The obvious answer is the one that for some reason must these days be spoken of only in whispers: you take the guy, lock him up in a nice sanitorium with rolling, wooded grounds and a four-star kitchen, and you tell your friends he’s enjoying a well-deserved rest at a secluded spa.

In politics, we call this “impeachment.” You run a certain risk impeaching someone like Bush, who would probably not tend toward a Nixonesque introspection or a Clintonesque compartmentalization; dissolving Congress and imposing martial law is more his style. But for anyone serious about salvaging this country, the risk is a necessary one and it ought to be part of the national conversation, not something to be whispered about or, as Nancy Pelosi would have it, taken off the table in advance of any legitimate investigations. The man has, after all, already acknowledged breaking the law.

The drinking analogy is imperfect, but more than one element of it fits. As a country, we’d do well to focus particularly on the 9th step of the Alcoholics Anonymous 12, making amends. Iraq is still paying reparations to Kuwait for the 1991 invasion of that country, and we’ve done a hell of a lot more damage to Iraq than Saddam did to Kuwait. We may have to wait until all the blood drains from the streets, but at some point we’ll have to settle what is already a monstrous debt, the largest part of which isn’t financial and may never be made whole in any of our lifetimes.
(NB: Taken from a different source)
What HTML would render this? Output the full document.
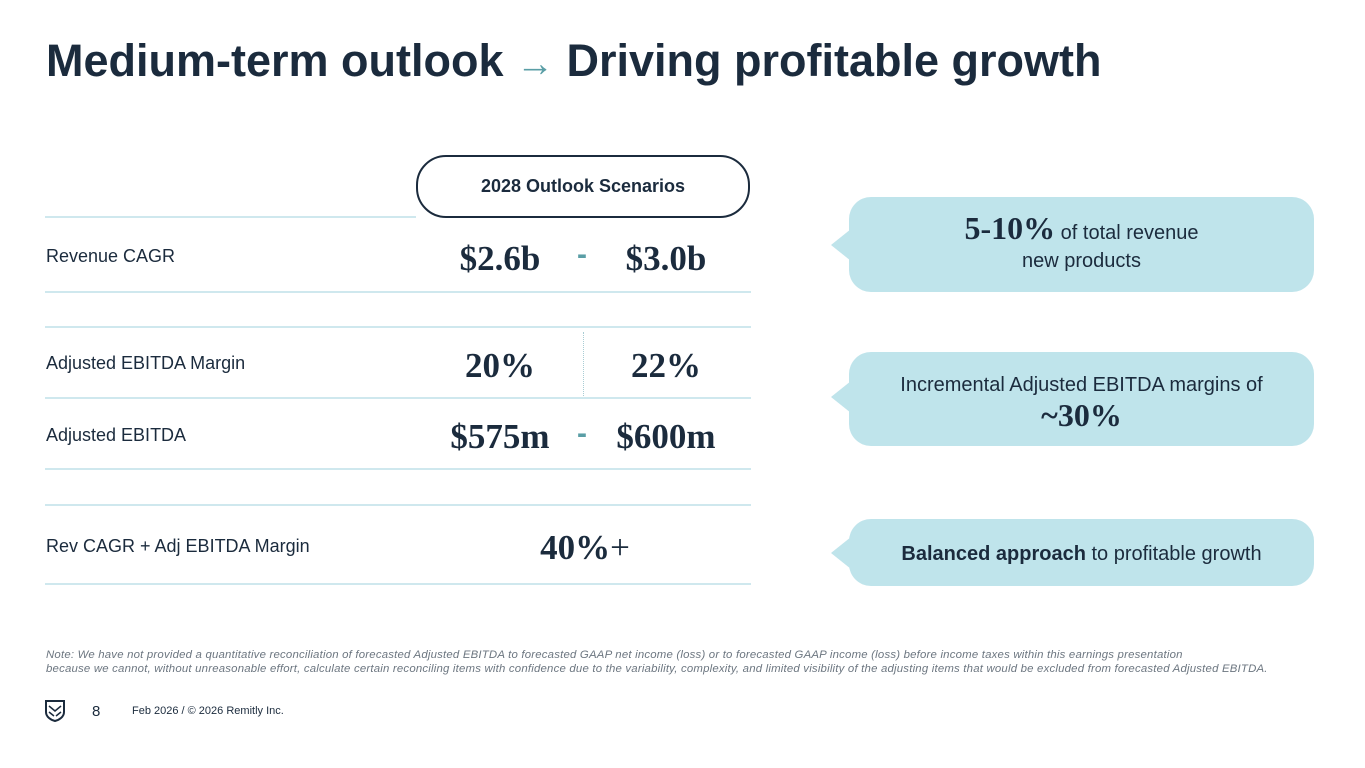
<!DOCTYPE html>
<html><head><meta charset="utf-8"><style>
body{margin:0;width:1365px;height:768px;background:#fff;position:relative;overflow:hidden;font-family:"Liberation Sans",sans-serif;color:#1b2b3d}
.a{position:absolute}
.ln{position:absolute;height:2px;background:#cfe8ee}
.lbl{position:absolute;left:46px;font-size:18px;color:#1b2b3d}
.v{position:absolute;font-family:"Liberation Serif",serif;font-weight:bold;font-size:35px;text-align:center;color:#1b2b3d;line-height:1}
.dash{position:absolute;font-size:30px;font-weight:bold;color:#5a9ea6;line-height:1}
.cb{position:absolute;left:849px;width:465px;background:#bfe4eb;border-radius:22px;text-align:center;font-size:20px;color:#1b2b3d}
.tip{position:absolute;left:831px;width:0;height:0;border-top:16px solid transparent;border-bottom:16px solid transparent;border-right:20px solid #bfe4eb}
.ser{font-family:"Liberation Serif",serif;font-weight:bold;font-size:32px}
</style></head><body>
<div class="a" style="left:46px;top:35px;font-size:45px;font-weight:bold;letter-spacing:0px">Medium-term outlook <span style="color:#5a9ea6;font-size:38px">→</span> Driving profitable growth</div>

<div class="a" style="left:416px;top:155px;width:330px;height:59px;border:2.5px solid #1b2b3d;border-radius:30px;text-align:center;line-height:59px;font-size:18px;font-weight:bold">2028 Outlook Scenarios</div>

<div class="ln" style="left:45px;top:216px;width:371px"></div>
<div class="ln" style="left:45px;top:291px;width:706px"></div>
<div class="ln" style="left:45px;top:326px;width:706px"></div>
<div class="ln" style="left:45px;top:397px;width:706px"></div>
<div class="ln" style="left:45px;top:468px;width:706px"></div>
<div class="ln" style="left:45px;top:504px;width:706px"></div>
<div class="ln" style="left:45px;top:583px;width:706px"></div>
<div class="a" style="left:583px;top:332px;height:64px;border-left:1px dotted #a9cdd4"></div>

<div class="lbl" style="top:246px">Revenue CAGR</div>
<div class="lbl" style="top:353px">Adjusted EBITDA Margin</div>
<div class="lbl" style="top:425px">Adjusted EBITDA</div>
<div class="lbl" style="top:536px">Rev CAGR + Adj EBITDA Margin</div>

<div class="v" style="left:430px;width:140px;top:241px">$2.6b</div>
<div class="dash" style="left:577px;top:240px">-</div>
<div class="v" style="left:596px;width:140px;top:241px">$3.0b</div>
<div class="v" style="left:430px;width:140px;top:348px">20%</div>
<div class="v" style="left:596px;width:140px;top:348px">22%</div>
<div class="v" style="left:420px;width:160px;top:419px">$575m</div>
<div class="dash" style="left:577px;top:419px">-</div>
<div class="v" style="left:586px;width:160px;top:419px">$600m</div>
<div class="v" style="left:500px;width:170px;top:530px">40%<span style="font-weight:normal">+</span></div>

<div class="tip" style="top:229px"></div>
<div class="cb" style="top:197px;height:95px"><div style="padding-top:16px;line-height:30px"><span class="ser">5-10%</span> of total revenue</div><div style="line-height:26px">new products</div></div>
<div class="tip" style="top:381px"></div>
<div class="cb" style="top:352px;height:94px"><div style="padding-top:20px;line-height:26px">Incremental Adjusted EBITDA margins of</div><div class="ser" style="line-height:34px">~30%</div></div>
<div class="tip" style="top:537px"></div>
<div class="cb" style="top:519px;height:67px;line-height:70px"><b>Balanced approach</b> to profitable growth</div>

<div class="a" style="left:46px;top:648px;font-size:11.4px;letter-spacing:0.2px;font-style:italic;color:#6c7680;line-height:14px;white-space:nowrap">Note: We have not provided a quantitative reconciliation of forecasted Adjusted EBITDA to forecasted GAAP net income (loss) or to forecasted GAAP income (loss) before income taxes within this earnings presentation<br>because we cannot, without unreasonable effort, calculate certain reconciling items with confidence due to the variability, complexity, and limited visibility of the adjusting items that would be excluded from forecasted Adjusted EBITDA.</div>

<svg class="a" style="left:45px;top:700px" width="20" height="22" viewBox="0 0 20 22"><path d="M1 1h18v11c0 5-5 8-9 9C6 20 1 17 1 12z" fill="none" stroke="#1b2b3d" stroke-width="2"/><path d="M4 6l6 5 6-5M4 12l5 4M16 12l-5 4" fill="none" stroke="#1b2b3d" stroke-width="1.5"/></svg>
<div class="a" style="left:92px;top:703px;font-size:15px">8</div>
<div class="a" style="left:132px;top:705px;font-size:11px">Feb 2026 / © 2026 Remitly Inc.</div>
</body></html>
But we have to start somewhere, and a good first step might be taking away the president’s keys.

Salut.

3 comments to Why the Bush family intervention on Iraq failed

  • PubliusToo

    I think the better metaphor would be the motion picture, Leaving Las Vegas, with the President effectively drinking himself to death on his war at the end of his term. There will be no impeachment; just ask the successor-in-waiting, Vice President Cheney, what he would change if anointed President by the Congress–absolutely nothing. This administration will end just like its misbegotten war, “not with a bang, but with a whimper.” (Apologies to T.S. Eliott.)

  • I’m afraid the war either won’t end or will end with a bang, or some combination thereof; the possibilities for severe grief are almost unlimited no matter what we ultimately do.

    You’re right, impeachment proceedings that don’t include Cheney would be pointless. I guess I think of it as one of those things that go without saying. “And your little dog, too,” whichever of them fits that bill. Cheney worries me with respect to the final days of the administration because with four heart attacks under his finely tailored jacket, I really don’t see him going quietly when his life’s work remains unfinished. But maybe he’ll be satisfied with the damage he’s already done.